Realities from the ground: example of coastal fisheries in Ghana

Ghana is an excellent example of the challenges of tackling climate change and development together. Government plans and initiatives for tackling climate change are growing rapidly, but the links between climate change and the coastal fisheries sector remain under-explored.

During the project, two potential triple win reforms were identified and examined with a range of stakeholders: a hypothetical reform of Ghana’s subsidy for ‘premix’ fuel used by fishermen, and protection of coastal mangroves.

Some of the key messages include:

  • Climate compatible development may be more about finding appropriate climate co-benefits, rather than seeking ‘triple wins’.
  • There is a danger that pushing for ‘triple wins’ (i.e. by removing the premix subsidy) would be ‘maladaptive’, by making life harder for poor people and pushing them into conflict with each other.

 

Lessons learnt using the political framework: are there any easy answers?

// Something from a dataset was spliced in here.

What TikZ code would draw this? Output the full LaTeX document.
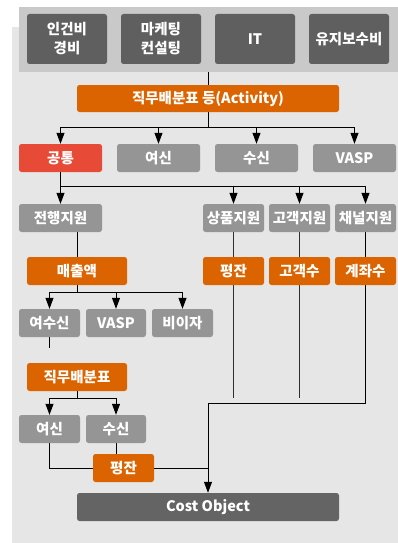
\documentclass[tikz,border=0pt]{standalone}
\usepackage{fontspec}
\setmainfont{Noto Sans CJK KR}
\usetikzlibrary{arrows.meta}
\pgfdeclarelayer{back}
\pgfdeclarelayer{lines}
\pgfsetlayers{back,lines,main}
\definecolor{bgc}{HTML}{E6E6E6}
\definecolor{barc}{HTML}{C9C9C9}
\definecolor{darkc}{HTML}{5F5F5F}
\definecolor{greyc}{HTML}{959595}
\definecolor{orc}{HTML}{DC6400}
\definecolor{redc}{HTML}{E84A38}
\definecolor{cobj}{HTML}{646464}
\definecolor{linec}{HTML}{2E2E2E}
\tikzset{
  box/.style={rounded corners=2.5pt, inner sep=0pt, text=white,
    font=\fontsize{14.5}{17}\selectfont\bfseries, align=center, minimum height=28pt},
  dbox/.style={box, fill=darkc, minimum width=80pt, minimum height=50pt},
  gbox/.style={box, fill=greyc},
  obox/.style={box, fill=orc},
  rbox/.style={box, fill=redc},
  conn/.style={draw=black, line width=1pt},
  arr/.style={conn, -{Triangle[width=8pt,length=11pt]}},
  plain/.style={draw=linec, line width=1pt}
}
\begin{document}
\begin{tikzpicture}[x=1pt,y=-1pt]
\useasboundingbox (0,0) rectangle (398,543);
\begin{pgfonlayer}{back}
  \fill[bgc] (12,27) rectangle (398,543);
  \fill[barc] (19,7) rectangle (398,72);
\end{pgfonlayer}
% top cost boxes
\node[dbox] (c1) at (67,39) {인건비\\[2pt]경비};
\node[dbox] (c2) at (161,39) {마케팅\\[2pt]컨설팅};
\node[dbox] (c3) at (255,39) {IT};
\node[dbox] (c4) at (349,39) {유지보수비};
\coordinate (barb) at (208,72);
% activity
\node[obox, minimum width=262pt, minimum height=27pt] (act) at (208,98.5) {직무배분표 등(Activity)};
% row 2
\node[rbox, minimum width=83pt] (gt) at (60.5,158) {공통};
\node[gbox, minimum width=83pt] (ys) at (158.5,158) {여신};
\node[gbox, minimum width=83pt] (ss) at (256.5,158) {수신};
\node[gbox, minimum width=83pt] (vasp) at (354.5,158) {VASP};
% row 3
\node[gbox, minimum width=83pt] (jh) at (60.5,218) {전행지원};
\node[gbox, minimum width=61pt] (sp) at (233.5,218) {상품지원};
\node[gbox, minimum width=61pt] (gg) at (299.5,218) {고객지원};
\node[gbox, minimum width=61pt] (cn) at (365.5,218) {채널지원};
% drivers
\node[obox, minimum width=100pt] (mc) at (77,271) {매출액};
\node[obox, minimum width=61pt] (pj) at (233.5,271) {평잔};
\node[obox, minimum width=61pt] (gs) at (299.5,271) {고객수};
\node[obox, minimum width=61pt] (gj) at (365.5,271) {계좌수};
% row 4
\node[gbox, minimum width=61pt] (ysn) at (49.5,323) {여수신};
\node[gbox, minimum width=60pt] (va2) at (116,323) {VASP};
\node[gbox, minimum width=61pt] (bij) at (182.5,323) {비이자};
% job allocation
\node[obox, minimum width=100pt] (jm) at (77,377) {직무배분표};
\node[gbox, minimum width=61pt] (ys2) at (49.5,429) {여신};
\node[gbox, minimum width=60pt] (ss2) at (116,429) {수신};
\node[obox, minimum width=61pt] (pj2) at (123.5,468) {평잔};
% cost object
\node[box, fill=cobj, minimum width=262pt] (co) at (208,507) {Cost Object};
\coordinate (stub) at (49.5,348);
\coordinate (endA) at (233.5,398);
\coordinate (endB) at (299.5,398);
\coordinate (turn) at (365.5,403);
\coordinate (join) at (208,403);
\begin{pgfonlayer}{lines}
  \draw[conn] (barb) -- (act.north);
  % act -> row 2
  \draw[conn] (act.south) -- (208,127);
  \draw[conn] (gt.north |- 0,127) -- (vasp.north |- 0,127);
  \foreach \n in {gt,ys,ss,vasp} \draw[arr] (\n.north |- 0,127) -- (\n.north);
  % common -> supports
  \draw[conn] (gt.south) -- (gt.south |- 0,186) -- (cn.north |- 0,186);
  \foreach \n in {jh,sp,gg,cn} \draw[arr] (\n.north |- 0,186) -- (\n.north);
  % 전행지원 -> 매출액
  \draw[conn] (mc.north |- jh.south) -- (mc.north);
  \draw[conn] (mc.south) -- (mc.south |- 0,292);
  \draw[conn] (ysn.north |- 0,292) -- (bij.north |- 0,292);
  \foreach \n in {ysn,va2,bij} \draw[arr] (\n.north |- 0,292) -- (\n.north);
  \draw[conn] (ysn.south) -- (stub);
  % 직무배분표 -> 여신/수신
  \draw[conn] (jm.south) -- (jm.south |- 0,398);
  \draw[conn] (ys2.north |- 0,398) -- (ss2.north |- 0,398);
  \foreach \n in {ys2,ss2} \draw[arr] (\n.north |- 0,398) -- (\n.north);
  \draw[conn] (ys2.south) |- (pj2.west);
  \draw[conn] (ss2.south) -- (ss2.south |- pj2.north);
  \draw[conn] (pj2.east) -- (pj2.east -| join);
  % right side lines
  \draw[plain] (sp.south) -- (endA);
  \draw[plain] (gg.south) -- (endB);
  \draw[conn] (cn.south) -- (turn) -- (join);
  \draw[arr] (join) -- (co.north);
\end{pgfonlayer}
\end{tikzpicture}
\end{document}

Three researchers from across the case studies share their personal reflections and learning of using political economy analysis in their work.

1. Mapping actors and engaging with multiple stakeholders in Ghana

In this video, Adelina Mensah a researcher at the Environment and Sanitation Studies, University of Ghana discusses the Ghana case study, including the; value and challenges of using political analysis in the research process.

 

2. REDD+ is not just about forests: Mozambique

The REDD+ strategy in Mozambique has been years in the making. In 2012, according to the country’s REDD readiness proposal, one-third of Mozambique’s entire land area was subject to proposals for forest conservation and carbon forestry from private business and global conservation agencies,

Almeida Sitoe is an Associate Professor at Eduardo Mondlane University and a researcher on the project in Mozambique. This case study examined the political economy of carbon forestry and REDD+ in view of goals for climate compatible development. In the video below, Almeida talks about his personal experiences of using political analysis.

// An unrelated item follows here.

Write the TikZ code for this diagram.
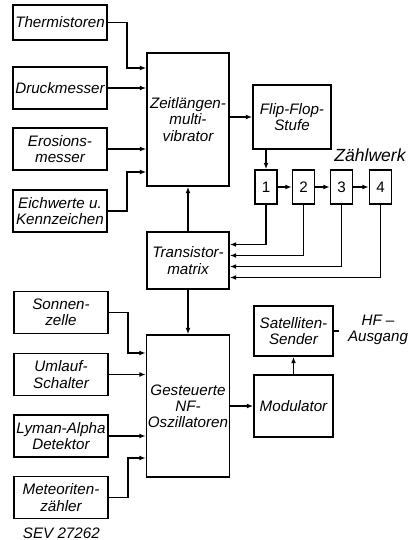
\documentclass[tikz,border=0pt]{standalone}
\usepackage{fontspec}
\setmainfont{Liberation Sans}
\usetikzlibrary{positioning,calc}
\usetikzlibrary{arrows.meta}
\tikzset{
  blk/.style={draw=black,line width=1.25pt,fill=white,align=center,inner sep=1pt,
    font=\itshape\fontsize{10.8}{11.5}\selectfont},
  sens/.style={blk,minimum width=23.5mm,minimum height=10.5mm},
  wide/.style={blk,minimum width=20.5mm},
  cnt/.style={blk,minimum width=5.5mm,minimum height=8.5mm},
  sig/.style={draw=black,line width=0.95pt,-{Latex[length=4.5pt,width=3.5pt]}},
  lbl/.style={align=center,font=\itshape\fontsize{10.8}{11.5}\selectfont},
}

\begin{document}
\begin{tikzpicture}[x=0.25mm,y=-0.25mm]
\useasboundingbox (0,0) rectangle (411,540);
% sensors, upper group
\node[sens,minimum height=8.75mm] (therm) at (60,22.5) {Thermistoren};
\node[sens] (druck) at (60,88) {Druckmesser};
\node[sens] (eros) at (60,149) {Erosions-\\messer};
\node[sens] (eich) at (60,211) {Eichwerte u.\\Kennzeichen};
% central chain
\node[wide,minimum height=33.25mm] (zeit) at (188,119.5) {Zeitlängen-\\multi-\\vibrator};
\node[wide,minimum height=14.25mm] (trans) at (188,260.5) {Transistor-\\matrix};
\node[wide,minimum height=35.5mm] (oszi) at (188,406) {Gesteuerte\\NF-\\Oszillatoren};
% counter
\node[blk,minimum width=19.5mm,minimum height=16mm] (flip) at (292,117) {Flip-Flop-\\Stufe};
\node[cnt,font=\fontsize{10.8}{11.5}\selectfont] (z1) at (266,187) {1};
\node[cnt,font=\fontsize{10.8}{11.5}\selectfont] (z2) at (303.5,187) {2};
\node[cnt,font=\fontsize{10.8}{11.5}\selectfont] (z3) at (341.5,187) {3};
\node[cnt,font=\fontsize{10.8}{11.5}\selectfont] (z4) at (380.5,187) {4};
\node[lbl,font=\itshape\fontsize{12.5}{13}\selectfont] (zwerk) at (370,155) {Zählwerk};
% sensors, lower group
\node[sens] (sonne) at (61,312.5) {Sonnen-\\zelle};
\node[sens] (umlauf) at (61,374.5) {Umlauf-\\Schalter};
\node[sens] (lyman) at (61,436) {Lyman-Alpha\\Detektor};
\node[sens] (meteor) at (61,497.5) {Meteoriten-\\zähler};
% transmitter
\node[blk,minimum width=19.75mm,minimum height=12.5mm] (sender) at (293.5,331) {Satelliten-\\Sender};
\node[blk,minimum width=19.75mm,minimum height=15.5mm] (modul) at (293.5,406) {Modulator};
\node[lbl] (hf) at (378,329.5) {HF –\\Ausgang};
\node[lbl,anchor=west] (sev) at (18,533) {SEV 27262};

\draw[sig] (therm.east) -- ++(19,0) |- ($(zeit.west)+(0,-51.5)$);
\draw[sig] (druck.east) -- (zeit.west |- druck.east);
\draw[sig] (eros.east) -- (zeit.west |- eros.east);
\draw[sig] (eich.east) -- ++(19,0) |- ($(zeit.west)+(0,52.5)$);
\draw[sig] (trans.north) -- (zeit.south);
\draw[sig] (trans.south) -- (oszi.north);
\draw[sig] (zeit.east |- flip.west) -- (flip.west);
\draw[sig] (flip.south -| z1.north) -- (z1.north);
\draw[sig] (z1.east) -- (z2.west);
\draw[sig] (z2.east) -- (z3.west);
\draw[sig] (z3.east) -- (z4.west);
\draw[sig] (z1.south) |- ($(trans.east)+(0,-16)$);
\draw[sig] (z2.south) |- ($(trans.east)+(0,-5)$);
\draw[sig] (z3.south) |- ($(trans.east)+(0,6)$);
\draw[sig] (z4.south) |- ($(trans.east)+(0,17)$);
\draw[sig] (sonne.east) -- ++(19,0) |- ($(oszi.west)+(0,-53)$);
\draw[sig] (umlauf.east) -- (oszi.west |- umlauf.east);
\draw[sig] (lyman.east) -- (oszi.west |- lyman.east);
\draw[sig] (meteor.east) -- ++(19,0) |- ($(oszi.west)+(0,52)$);
\draw[sig] (oszi.east) -- (modul.west);
\draw[sig] (modul.north) -- (sender.south);
\draw[line width=0.95pt] (sender.east) -- ++(5,0);
\end{tikzpicture}
\end{document}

Some of the key messages from this project include:

  • There needs to be strong governance mechanisms and safeguards in place to secure land tenure rights and benefits from forest resources, as well as carbon stocks for local communities, with the engagement of local groups and initiatives.
  • REDD is not just about forests and the forests sector; it needs to be aligned with other sectors like agriculture and energy, which are key drivers of deforestation in Mozambique.

 

3. Clean energy revolution in Kenya?

Kenya faces an energy dilemma. While Kenya already gets a large part of its energy mix from renewable resources, it has also recently discovered oil and there is growing interest in exploiting the country’s coal reserves. So even though the potential for a clean energy revolution is high, the policy and regulatory framework to support it is not yet in place. 82 per cent of the population is still without access to electricity.

In this video, Jon Phillips a researcher on the project discusses the background to the Kenyan case study and shares his reflections on Kenyan energy sector using the political economy approach.

Some of key messages from the research include:

  • Businesses that stand to benefit from clean energy need a greater voice in the debate. Renewable associations exist and are active in these debates. But assembling a broader ‘coalition of the willing and the winning’ from a low carbon economy is vital to showing private sector support for clean energy future in Kenya.
  • Given the potential benefits of renewables for poorer groups that often lack access to the grid there is real scope to build alliances at country level whom the Kenya 2010 constitution grants increasing powers.